This “red-green” coalition banned new reactors, announced a shutdown of existing ones by 2022
The red-green coalition did not announce the 2022 date. They (Greens/SPD) announced a soft phase-out between 2015-2020 in conjunction with building renewables. This planned shift from nuclear to renewables was reverted by Merkel (CDU = conservatives) in 2010. They (CDU) changed their mind one year later in 2011 and announced the 2022 date; but without the emphasis on replacing it with renewables. This back and forth was also quite the expensive mistake by the CDU on multiple levels, because energy corporations were now entitled financial compensation for their old reactors.
When I was a kid, Chernobyl happened. We weren't that far away and although I was very little I still remember the fear and uncertainty in my parent's faces. The following years were marked by research about what we can no longer eat, where our food comes from, etc
I also remember the fights about where to store nuclear waste.

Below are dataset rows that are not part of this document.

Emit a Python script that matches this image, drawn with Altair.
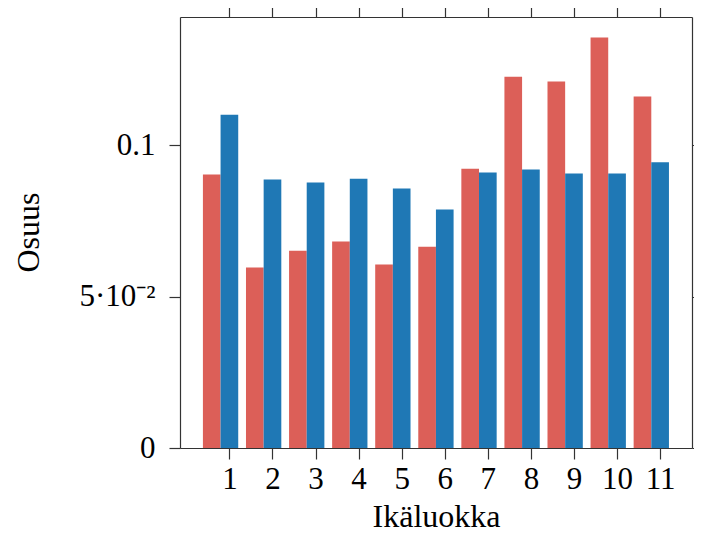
import altair as alt
import pandas as pd

categories = [1, 2, 3, 4, 5, 6, 7, 8, 9, 10, 11]
series_a = [0.0904, 0.0596, 0.0652, 0.0682, 0.0606, 0.0665, 0.0923, 0.1227, 0.1211, 0.1356, 0.1161]
series_b = [0.1101, 0.0887, 0.0877, 0.0890, 0.0857, 0.0788, 0.0910, 0.0920, 0.0907, 0.0907, 0.0944]
series_names = ["A", "B"]
y_ticks = [0, 0.05, 0.1]

rows = []
for c, a, b in zip(categories, series_a, series_b):
    rows.append({"cat": c, "series": "A", "value": a, "shift": -0.41})
    rows.append({"cat": c, "series": "B", "value": b, "shift": 0.0})
df = pd.DataFrame(rows)

FONT = "Liberation Serif"
AX = "#333333"

xscale = alt.Scale(domain=[-0.147, 11.74], nice=False, zero=False)
yscale = alt.Scale(domain=[0, 0.1424], nice=False, zero=True)
color = alt.Color("series:N", scale=alt.Scale(domain=series_names, range=["#dc5f58", "#1f78b5"]), legend=None)

base = alt.Chart(df).transform_calculate(
    x0="datum.cat + datum.shift - 0.205",
    x1="datum.cat + datum.shift + 0.205",
)

label_expr = "datum.value == 0 ? '0' : (abs(datum.value - 0.05) < 1e-9 ? '5·10⁻²' : '0.1')"

bars = base.mark_bar().encode(
    x=alt.X("x0:Q", scale=xscale, axis=alt.Axis(
        values=categories, orient="bottom", title="Ikäluokka", grid=False,
        tickSize=11, labelPadding=29, labelBaseline="alphabetic",
        labelFontSize=31, labelFont=FONT, labelColor="black",
        titleFont=FONT, titleFontSize=32, titleFontWeight="normal", titleColor="black",
        titleY=78, titleBaseline="alphabetic",
        domainColor=AX, tickColor=AX, domainWidth=1.2, tickWidth=1.2)),
    x2="x1:Q",
    y=alt.Y("value:Q", scale=yscale, axis=alt.Axis(
        values=y_ticks, orient="left", title="Osuus", grid=False,
        tickSize=11, labelPadding=14, labelExpr=label_expr,
        labelFontSize=31, labelFont=FONT, labelColor="black",
        titleFont=FONT, titleFontSize=32, titleFontWeight="normal", titleColor="black",
        titleAngle=270, titleX=-142, titleY=215, titleBaseline="alphabetic", titleAlign="center",
        domainColor=AX, tickColor=AX, domainWidth=1.2, tickWidth=1.2)),
    y2=alt.datum(0),
    color=color,
)

mirror = base.mark_bar(opacity=0).encode(
    x=alt.X("x0:Q", scale=xscale, axis=alt.Axis(
        values=categories, orient="top", title=None, labels=False, grid=False,
        tickSize=11, domainColor=AX, tickColor=AX, domainWidth=1.2, tickWidth=1.2)),
    x2="x1:Q",
    y=alt.Y("value:Q", scale=yscale, axis=alt.Axis(
        values=y_ticks, orient="right", title=None, labels=False, grid=False,
        tickSize=11, domainColor=AX, tickColor=AX, domainWidth=1.2, tickWidth=1.2)),
    y2=alt.datum(0),
)

chart = alt.layer(bars, mirror).resolve_axis(x="independent", y="independent").properties(
    width=512, height=431,
    autosize=alt.AutoSizeParams(type="none"),
    padding={"left": 172, "top": 9, "right": 2, "bottom": 86},
).configure_view(stroke=None)

chart.save("out.html", embed_options={"renderer": "svg", "actions": False})
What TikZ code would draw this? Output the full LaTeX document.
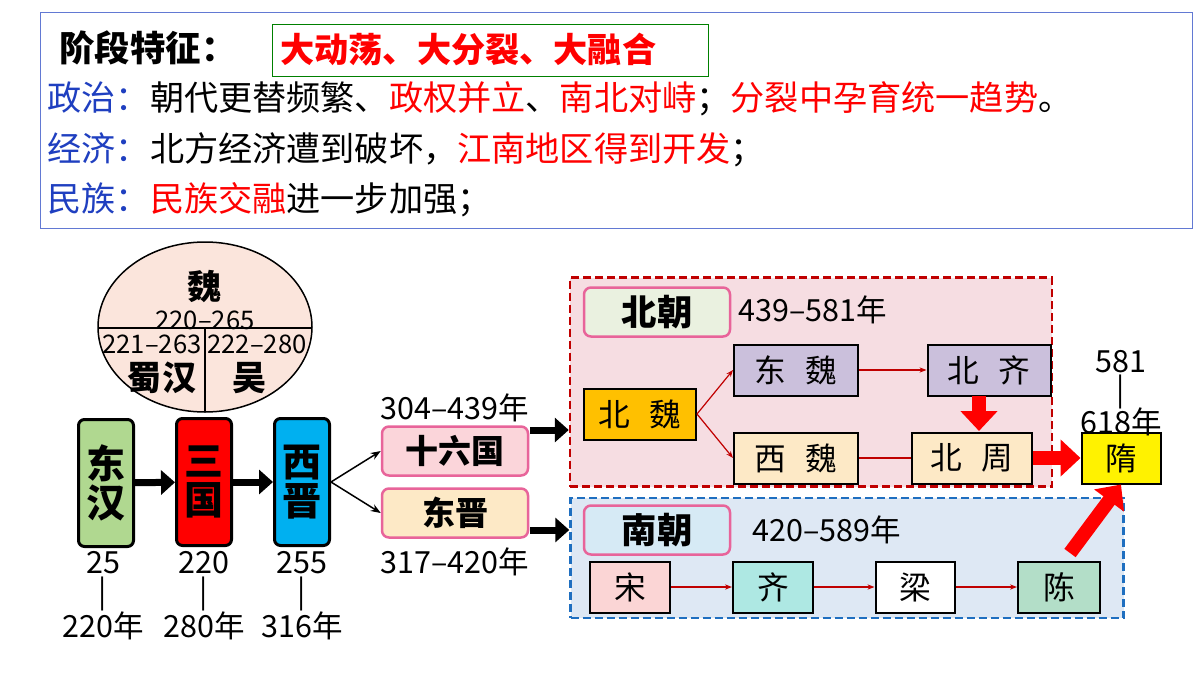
\documentclass[tikz,border=0pt]{standalone}
\usepackage{fontspec}
\setmainfont{Noto Sans CJK SC}
\usetikzlibrary{arrows.meta}
\definecolor{tblue}{HTML}{1F3FC0}
\definecolor{tred}{HTML}{FF0000}
\definecolor{dred}{HTML}{C00000}
\definecolor{pinkb}{HTML}{E8649A}
\definecolor{cgreen}{HTML}{B0D890}
\definecolor{ccyan}{HTML}{00B0F0}
\definecolor{cpink}{HTML}{FBD5DA}
\definecolor{cpeach}{HTML}{FDE9C6}
\definecolor{cnbg}{HTML}{F6DDE2}
\definecolor{csbg}{HTML}{DEE8F4}
\definecolor{clg}{HTML}{EAF1E0}
\definecolor{clb}{HTML}{D6EAF5}
\definecolor{corange}{HTML}{FFC000}
\definecolor{cpurple}{HTML}{CBC0DC}
\definecolor{csong}{HTML}{FBD5D5}
\definecolor{cqi}{HTML}{AEE8E3}
\definecolor{cchen}{HTML}{B3DEC8}
\definecolor{cell}{HTML}{FBE5DC}
\definecolor{dblue}{HTML}{1F6FC0}
\newcommand{\fs}[1]{\fontsize{\fpeval{#1*1.22}pt}{\fpeval{#1*1.22}pt}\selectfont}
\tikzset{
  vbox/.style={draw=black,line width=3pt,rounded corners=6pt,minimum width=55pt,minimum height=127pt,align=center,font=\fs{32}\bfseries,inner sep=0pt},
  pbox/.style={draw=pinkb,line width=2.5pt,rounded corners=7pt,minimum width=146pt,minimum height=49pt,font=\fs{27}\bfseries},
  sbox/.style={draw=black,line width=2pt,font=\fs{26},inner sep=0pt,minimum height=51pt},
  yr/.style={font=\fs{25}},
  barr/.style={line width=7pt,-{Triangle[length=14pt,width=24pt]}},
  rarr/.style={red,line width=14pt,-{Triangle[length=20pt,width=36pt]}},
  thinr/.style={dred,line width=1.2pt,-{Stealth[length=7pt]}},
}
\begin{document}
\begin{tikzpicture}[x=1pt,y=-1pt]
\useasboundingbox (0,0) rectangle (1200,675);
\fill[white] (0,0) rectangle (1200,675);
% top panel
\draw[tblue!70,line width=1pt] (40,12) rectangle (1192,228);
\node[font=\fs{29}\bfseries,anchor=west] (jd) at (56,48) {阶段特征：};
\node[draw=green!50!black,line width=0.8pt,minimum width=436pt,minimum height=52pt,font=\fs{28}\bfseries,text=tred,anchor=west,text width=420pt] (tz) at (272,50) {大动荡、大分裂、大融合};
\node[font=\fs{28},anchor=west] (l1) at (44,99) {\textcolor{tblue}{政治：}朝代更替频繁、\textcolor{tred}{政权并立}、\textcolor{tred}{南北对峙}；\textcolor{tred}{分裂中孕育统一趋势}。};
\node[font=\fs{28},anchor=west] (l2) at (44,150) {\textcolor{tblue}{经济：}北方经济遭到破坏，\textcolor{tred}{江南地区得到开发}；};
\node[font=\fs{28},anchor=west] (l3) at (44,200) {\textcolor{tblue}{民族：}\textcolor{tred}{民族交融}进一步加强；};
% ellipse
\draw[fill=cell,line width=1.5pt] (205,327) ellipse [x radius=107,y radius=85];
\draw[line width=1.5pt] (98,328) -- (312,328);
\draw[line width=1.5pt] (205,328) -- (205,412);
\node[font=\fs{28}\bfseries] (wei) at (205,287) {魏};
\node[font=\fs{21}] (wy) at (205,320) {220–265};
\node[font=\fs{21}] (sy) at (152,344) {221–263};
\node[font=\fs{21}] (wuy) at (257,344) {222–280};
\node[font=\fs{28}\bfseries] (sh) at (162,378) {蜀汉};
\node[font=\fs{28}\bfseries] (wu) at (250,378) {吴};
% vertical boxes
\node[vbox,fill=cgreen] (dh) at (106,483) {东\\汉};
\node[vbox,fill=red] (sg) at (204,482) {三\\国};
\node[vbox,fill=ccyan] (xj) at (302,482) {西\\晋};
\draw[barr] (dh) -- (sg);
\draw[barr] (sg) -- (xj);
\node[yr] at (103,563) {25};
\node[yr] at (103,594) {|};
\node[yr] at (103,626) {220年};
\node[yr] at (204,563) {220};
\node[yr] at (204,594) {|};
\node[yr] at (204,626) {280年};
\node[yr] at (302,563) {255};
\node[yr] at (302,594) {|};
\node[yr] at (302,626) {316年};
% sixteen / east jin
\node[pbox,fill=cpink] (slg) at (455,451) {十六国};
\node[pbox,fill=cpeach] (dj) at (455,513) {东晋};
\node[yr] at (455,408) {304–439年};
\node[yr] at (455,562) {317–420年};
\draw[line width=1.5pt,-{Stealth[length=10pt]}] (xj.east) -- (slg.west);
\draw[line width=1.5pt,-{Stealth[length=10pt]}] (xj.east) -- (dj.west);
% north dynasties
\node[draw=dred,line width=2.5pt,fill=cnbg,minimum width=482pt,minimum height=209pt,dash pattern=on 8pt off 4pt] (nbg) at (811,382) {};
\node[draw=dblue,line width=2.5pt,fill=csbg,minimum width=553pt,minimum height=120pt,dash pattern=on 8pt off 4pt] (sbg) at (847,558) {};
\coordinate (na) at (530,430);
\coordinate (sa) at (530,530);
\draw[barr] (na) -- (nbg.west |- na);
\draw[barr] (sa) -- (sbg.west |- sa);
\node[pbox,fill=clg,font=\fs{29}\bfseries] (bc) at (657,312) {北朝};
\node[yr] at (813,310) {439–581年};
\node[pbox,fill=clb,font=\fs{29}\bfseries] (nc) at (657,530) {南朝};
\node[yr] at (827,530) {420–589年};
\node[sbox,fill=corange,minimum width=112pt] (bw) at (640,414) {北\hspace{0.6em}魏};
\node[sbox,fill=cpurple,minimum width=124pt] (dw) at (796,370) {东\hspace{0.6em}魏};
\node[sbox,fill=cpurple,minimum width=123pt] (bq) at (989,370) {北\hspace{0.6em}齐};
\node[sbox,fill=cpeach,minimum width=124pt] (xw) at (796,458) {西\hspace{0.6em}魏};
\node[sbox,fill=cpeach,minimum width=120pt] (bz) at (972,458) {北\hspace{0.6em}周};
\node[sbox,fill=yellow,minimum width=79pt] (sui) at (1121,458) {隋};
\node[yr] at (1121,362) {581};
\node[yr] at (1121,392) {|};
\node[yr] at (1121,422) {618年};
\draw[thinr] (bw.east) -- (dw.west);
\draw[thinr] (bw.east) -- (xw.west);
\draw[thinr] (dw) -- (bq);
\draw[dred,line width=1.2pt] (xw) -- (bz);
\node[sbox,fill=csong,minimum width=80pt] (song) at (630,587) {宋};
\node[sbox,fill=cqi,minimum width=80pt] (qi) at (773,587) {齐};
\node[sbox,fill=white,minimum width=79pt] (liang) at (915,587) {梁};
\node[sbox,fill=cchen,minimum width=82pt] (chen) at (1059,587) {陈};
\draw[thinr] (song) -- (qi);
\draw[thinr] (qi) -- (liang);
\draw[thinr] (liang) -- (chen);
\coordinate (dtop) at (979,396);
\coordinate (dbot) at (979,431);
\draw[rarr] (dtop) -- (dbot);
\draw[rarr] (bz.east) -- (sui.west);
\coordinate (cs) at (1070,553);
\draw[rarr] (cs) -- (sui.south);
\end{tikzpicture}
\end{document}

I don't want to burn coal. I am pretty upset about what happened to our clean energy plans. But I will also never trust nuclear again. And I think, so do many in my generation.
Predictions that the nuclear exit would leave Germany forced to use more coal and facing rising prices and supply problems, meanwhile, have not transpired. In March 2023—the month before the phaseout—the distribution of German electricity generation was 53 percent renewable, 25 percent coal, 17 percent gas, and 5 percent nuclear. In March 2024, it was 60 percent renewable, 24 percent coal, and 16 percent gas.
Overall, the past year has seen record renewable power production nationwide, a 60-year low in coal use, sizeable emissions cuts, and decreasing energy prices.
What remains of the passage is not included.